Vous êtes toujours engagé auprès des réfugiés, qui arrivent nombreux, chaque jour, en Italie.

Ils arrivent ! Ils arriveront ! Il est impossible de les en empêcher. Là encore, c’est un combat pour la dignité humaine. Toutefois, même si c’est encore très insuffisant, la situation est meilleure que lorsqu’il y avait le précédent ministre de l’Intérieur – dont je ne peux prononcer le nom, pour une raison d’hygiène buccale ! J’ajoute que la violence de la police italienne à l’encontre de ces nouveaux prolétaires arrivés dans nos villes n’est qu’une caresse par rapport à tout ce qu’ils ont déjà subi dans leur périple pour atteindre nos côtes. La police le fait quand même, malheureusement. Mais ce n’est pas cela qui les fera renoncer, encore moins partir.
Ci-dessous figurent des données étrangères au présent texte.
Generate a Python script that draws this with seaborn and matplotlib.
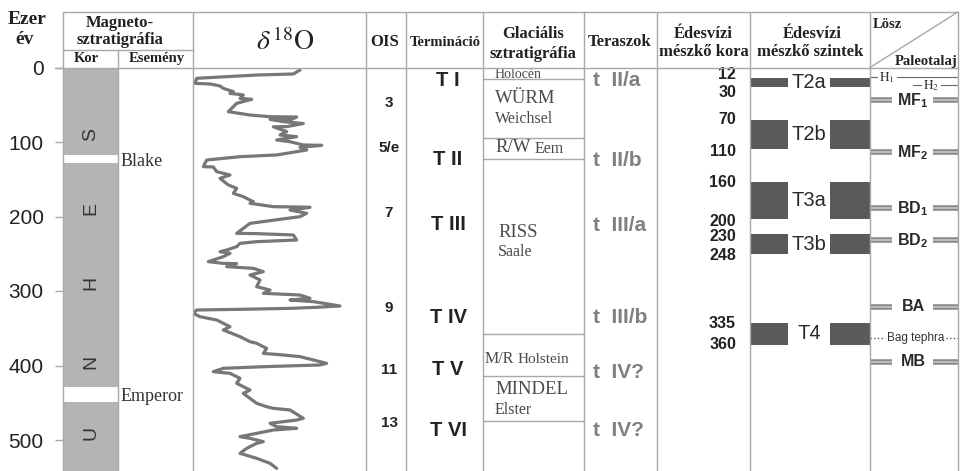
import pandas as pd
import seaborn as sns
import matplotlib.pyplot as plt

# delta18O curve: age (ka) and value (permil)
d18o_age = [3.4, 8.7, 10.1, 14.5, 21.3, 22.1, 24.8, 28.0, 32.4, 34.7,
            36.9, 41.4, 42.7, 48.1, 59.3, 63.8, 66.0, 66.5, 70.5, 69.6,
            72.7, 74.9, 75.2, 79.4, 79.6, 86.1, 90.6, 92.8, 97.3, 99.6,
            104.0, 104.5, 107.2, 110.7, 113.0, 117.4, 119.7, 124.2, 133.1, 133.5,
            139.8, 144.3, 148.8, 157.7, 162.2, 168.9, 173.4, 180.1, 182.3, 186.8,
            187.3, 187.7, 191.3, 195.7, 200.2, 209.2, 222.6, 223.0, 224.8, 231.5,
            233.8, 236.0, 240.5, 245.0, 247.2, 249.4, 253.9, 260.6, 262.9, 263.3,
            267.3, 269.6, 274.0, 278.5, 285.2, 294.2, 298.7, 303.1, 305.4, 309.8,
            312.1, 314.3, 320.1, 321.9, 323.3, 324.6, 325.5, 330.0, 334.5, 338.9,
            347.9, 352.3, 361.3, 368.0, 370.2, 377.0, 383.7, 385.9, 388.1, 397.1,
            399.3, 401.6, 403.8, 408.3, 410.5, 417.2, 423.9, 428.4, 432.9, 437.4,
            444.1, 450.8, 455.3, 457.5, 459.7, 470.9, 473.2, 477.6, 482.1, 484.3,
            486.6, 495.5, 497.8, 502.2, 504.5, 511.2, 517.9, 524.6, 531.3, 538.0]
d18o_val = [3.68, 3.76, 4.20, 4.92, 4.94, 4.76, 4.64, 4.60, 4.48, 4.52,
            4.36, 4.40, 4.26, 4.44, 4.54, 4.28, 4.04, 3.72, 3.80, 4.04,
            3.88, 3.68, 3.64, 3.84, 4.00, 3.84, 3.92, 3.72, 3.96, 3.80,
            3.64, 3.42, 3.68, 3.60, 3.72, 3.96, 4.40, 4.80, 4.84, 4.72,
            4.68, 4.52, 4.64, 4.54, 4.44, 4.48, 4.36, 4.24, 4.28, 4.00,
            3.68, 3.56, 3.80, 3.60, 3.68, 4.28, 4.44, 4.20, 3.76, 3.72,
            4.20, 4.40, 4.44, 4.56, 4.64, 4.52, 4.60, 4.78, 4.60, 4.44,
            4.56, 4.24, 4.12, 4.28, 4.16, 4.20, 4.04, 4.12, 3.68, 3.56,
            3.80, 3.52, 3.20, 3.48, 3.80, 4.40, 4.92, 4.96, 4.88, 4.68,
            4.52, 4.60, 4.40, 4.28, 4.20, 4.08, 4.12, 3.88, 3.68, 3.36,
            3.44, 4.12, 4.60, 4.72, 4.52, 4.40, 4.44, 4.36, 4.28, 4.36,
            4.28, 4.20, 4.08, 4.00, 3.80, 3.64, 3.72, 4.04, 3.96, 3.72,
            4.00, 4.40, 4.28, 4.12, 4.20, 4.32, 4.40, 4.20, 4.04, 3.96]

age_ticks = [0, 100, 200, 300, 400, 500]

# magnetostratigraphy
polarity_letters = ['S', 'E', 'H', 'N', 'U']
polarity_letter_ka = [90, 189, 289, 395, 491]
event_names = ['Blake', 'Emperor']
event_top = [118, 429]
event_bottom = [128, 449]

ois_labels = ['3', '5/e', '7', '9', '11', '13']
ois_ka = [48, 108, 195, 323, 406, 477]

term_labels = ['T I', 'T II', 'T III', 'T IV', 'T V', 'T VI']
term_ka = [17, 124, 211, 336, 406, 487]

# glacial stratigraphy
glacial_bounds = [15, 95, 123, 358, 414, 475]
glacial_main = ['WÜRM', 'R/W', 'RISS', 'M/R', 'MINDEL']
glacial_alt = ['Weichsel', 'Eem', 'Saale', 'Holstein', 'Elster']

terrace_labels = ['t  II/a', 't  II/b', 't  III/a', 't  III/b', 't  IV?', 't  IV?']
terrace_ka = [17, 125, 212, 336, 410, 487]

# freshwater limestone ages and levels
age_labels = ['12', '30', '70', '110', '160', '200', '230', '248', '335', '360']
age_label_ka = [10, 33, 70, 113, 155, 207, 227, 252, 343, 372]
level_names = ['T2a', 'T2b', 'T3a', 'T3b', 'T4']
level_top = [14, 70, 154, 224, 343]
level_bottom = [26, 110, 204, 251, 372]

# loess / paleosol
soil_names = [r'$\mathbf{MF_1}$', r'$\mathbf{MF_2}$', r'$\mathbf{BD_1}$',
              r'$\mathbf{BD_2}$', 'BA', 'MB']
soil_ka = [44, 114, 189, 232, 321, 395]
h_names = [r'$\mathrm{H_1}$', r'$\mathrm{H_2}$']
h_ka = [13, 24]
tephra_ka = 363

SERIF = ['Liberation Serif', 'DejaVu Serif']
SANS = ['Liberation Sans', 'DejaVu Sans']
LINE = '#a8a8a8'
DARK = '#5a5a5a'

sns.set_theme(style='white')
plt.rcParams['font.family'] = SANS
plt.rcParams['mathtext.fontset'] = 'custom'
plt.rcParams['mathtext.rm'] = 'Liberation Sans'
plt.rcParams['mathtext.bf'] = 'Liberation Sans:bold'

fig = plt.figure(figsize=(9.64, 4.71), dpi=100)
top_px = 67.5
ax_h = (471 - top_px) / 471
ymax = (471 - top_px) / 0.745

# body axes, x in pixel-like units, y in ka
ax = fig.add_axes([0, 0, 1, ax_h])
ax.set_xlim(0, 964)
ax.set_ylim(ymax, 0)
for s in ['top', 'right', 'bottom', 'left']:
    ax.spines[s].set_visible(False)
ax.spines['left'].set_position(('data', 63))
ax.set_xticks([])
ax.set_yticks(age_ticks)
ax.tick_params(axis='y', left=True, length=6, width=1, color=LINE, pad=8,
               labelsize=15, labelcolor='#222222')

# polarity column
seg_start = [0] + event_bottom
seg_end = event_top + [ymax]
for s0, s1 in zip(seg_start, seg_end):
    ax.bar(90.5, s1 - s0, bottom=s0, width=55, color='#b4b4b4', linewidth=0)
for letter, ka in zip(polarity_letters, polarity_letter_ka):
    ax.text(91, ka, letter, rotation=90, ha='center', va='center', fontsize=14, color='#333333')
for name, t0, t1 in zip(event_names, event_top, event_bottom):
    ax.text(121, (t0 + t1) / 2 + 3, name, ha='left', va='center', fontsize=13,
            family=SERIF, color='#333333')

for lbl, ka in zip(ois_labels, ois_ka):
    ax.text(389, ka, lbl, ha='center', va='center', fontsize=11, fontweight='bold', color='#222222')
for lbl, ka in zip(term_labels, term_ka):
    ax.text(448, ka, lbl, ha='center', va='center', fontsize=14.5, fontweight='bold', color='#222222')

# glacial column
for b in glacial_bounds:
    ax.plot([483, 584], [b, b], color=LINE, lw=1)
gc = '#4a4a4a'
ax.text(495, 9, 'Holocén', ha='left', va='center', fontsize=10, family=SERIF, color=gc)
ax.text(495, 42, glacial_main[0], ha='left', va='center', fontsize=13.5, family=SERIF, color=gc)
ax.text(495, 69, glacial_alt[0], ha='left', va='center', fontsize=11.5, family=SERIF, color=gc)
ax.text(495, 108, glacial_main[1], ha='left', va='center', fontsize=13.5, family=SERIF, color=gc)
ax.text(535, 109, glacial_alt[1], ha='left', va='center', fontsize=11.5, family=SERIF, color=gc)
ax.text(498, 222, glacial_main[2], ha='left', va='center', fontsize=13.5, family=SERIF, color=gc)
ax.text(498, 248, glacial_alt[2], ha='left', va='center', fontsize=11.5, family=SERIF, color=gc)
ax.text(485, 391, glacial_main[3], ha='left', va='center', fontsize=11.5, family=SERIF, color=gc)
ax.text(518, 392, glacial_alt[3], ha='left', va='center', fontsize=11, family=SERIF, color=gc)
ax.text(495, 432, glacial_main[4], ha='left', va='center', fontsize=13.5, family=SERIF, color=gc)
ax.text(495, 460, glacial_alt[4], ha='left', va='center', fontsize=11.5, family=SERIF, color=gc)

for lbl, ka in zip(terrace_labels, terrace_ka):
    ax.text(593, ka, lbl, ha='left', va='center', fontsize=15, fontweight='bold', color='#808080')

for lbl, ka in zip(age_labels, age_label_ka):
    ax.text(736, ka, lbl, ha='right', va='center', fontsize=11.5, fontweight='bold', color='#222222')

for name, t0, t1 in zip(level_names, level_top, level_bottom):
    ax.bar(769, t1 - t0, bottom=t0, width=38, color=DARK, linewidth=0)
    ax.bar(850, t1 - t0, bottom=t0, width=40, color=DARK, linewidth=0)
    ax.text(809, (t0 + t1) / 2, name, ha='center', va='center', fontsize=14.5, color='#2a2a2a')

# loess / paleosol bands
for name, ka in zip(soil_names, soil_ka):
    for x0, x1 in [(870, 892), (933, 958)]:
        ax.plot([x0, x1], [ka, ka], color='#8a8a8a', lw=4, solid_capstyle='butt')
        ax.plot([x0, x1], [ka, ka], color='#c4c4c4', lw=1.2, solid_capstyle='butt')
    ax.text(913, ka, name, ha='center', va='center', fontsize=11.5, fontweight='bold', color='#2a2a2a')
h_segs = [[(870, 877), (897, 958)], [(913, 921), (941, 958)]]
h_x = [887, 931]
for name, ka, segs, hx in zip(h_names, h_ka, h_segs, h_x):
    for x0, x1 in segs:
        ax.plot([x0, x1], [ka, ka], color='#666666', lw=0.8)
    ax.text(hx, ka, name, ha='center', va='center', fontsize=9.5, color='#333333',
            math_fontfamily='stix')
for x0, x1 in [(870, 885), (946, 958)]:
    ax.plot([x0, x1], [tephra_ka, tephra_ka], color='#555555', lw=1, ls=':')
ax.text(916, tephra_ka, 'Bag tephra', ha='center', va='center', fontsize=8.5, color='#333333')

# delta18O curve
ax_d = fig.add_axes([193 / 964, 0, 173 / 964, ax_h])
df = pd.DataFrame({'age': d18o_age, 'd18o': d18o_val})
sns.lineplot(data=df, x='d18o', y='age', sort=False, estimator=None,
             color='#777777', lw=2.3, ax=ax_d)
ax_d.set_ylim(ymax, 0)
ax_d.set_xlim(4.964, 2.888)
ax_d.axis('off')
ax_d.patch.set_alpha(0)

# table grid and header
hd = fig.add_axes([0, 0, 1, 1])
hd.set_xlim(0, 964)
hd.set_ylim(471, 0)
hd.axis('off')
hd.patch.set_alpha(0)
hd.plot([63, 958], [12, 12], color=LINE, lw=1)
hd.plot([55, 958], [top_px, top_px], color=LINE, lw=1)
hd.plot([63, 193], [50, 50], color=LINE, lw=1)
for x in [63, 193, 366, 406, 483, 584, 657, 750, 870, 958]:
    hd.plot([x, x], [12, 471], color=LINE, lw=1)
hd.plot([118, 118], [50, 471], color=LINE, lw=1)
hd.plot([870, 958], [top_px, 12], color=LINE, lw=1)

hb = dict(family=SERIF, fontweight='bold', color='#222222', ha='center', va='center')
hd.text(27, 19, 'Ezer', fontsize=14, **hb)
hd.text(25, 39, 'év', fontsize=14, **hb)
hd.text(120, 23, 'Magneto-', fontsize=12, **hb)
hd.text(120, 40, 'sztratigráfia', fontsize=12, **hb)
hd.text(86, 58.5, 'Kor', fontsize=10.5, **hb)
hd.text(157, 58.5, 'Esemény', fontsize=10.5, **hb)
hd.text(285, 42, r'$\delta\,^{18}\mathrm{O}$', fontsize=20, color='#222222',
        ha='center', va='center', math_fontfamily='stix')
hd.text(385, 42, 'OIS', fontsize=12, **hb)
hd.text(445, 42, 'Termináció', fontsize=10.5, **hb)
hd.text(533, 34, 'Glaciális', fontsize=12, **hb)
hd.text(533, 54, 'sztratigráfia', fontsize=12, **hb)
hd.text(620, 42, 'Teraszok', fontsize=12, **hb)
hd.text(703, 34, 'Édesvízi', fontsize=12, **hb)
hd.text(704, 52, 'mészkő kora', fontsize=12, **hb)
hd.text(812, 34, 'Édesvízi', fontsize=12, **hb)
hd.text(810, 52, 'mészkő szintek', fontsize=12, **hb)
hd.text(873, 24, 'Lösz', fontsize=10.5, family=SERIF, fontweight='bold', color='#222222',
        ha='left', va='center')
hd.text(957, 61, 'Paleotalaj', fontsize=10.5, family=SERIF, fontweight='bold', color='#222222',
        ha='right', va='center')

fig.savefig('out.png', dpi=100)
C’est pour moi un sujet majeur. Peut-être parce que je suis né devant la mer, à Naples, que j’ai grandi dans cette mer. J’ai beaucoup aimé cette mer, j’ai eu beaucoup de bonheur avec elle, et je la trouve pavée aujourd’hui de corps humains. Les poissons de la Méditerranée que l’on mange se sont nourris de ces corps.

(1) Erri De Luca fut l’un des principaux dirigeants de l’important service d’ordre romain de l’organisation.

(2) On sait aujourd’hui avec certitude que ces bombes aveugles furent déposées dans des lieux publics (banques, trains, gares, places) par des groupes d’extrême droite, généralement manipulés par certains services italiens parfois liés à la CIA, afin de provoquer la peur et la demande d’un pouvoir autoritaire.

Impossible Erri De Luca, traduit de l’italien par Danièle Valin, Gallimard, 176 pages, 16,50 euros.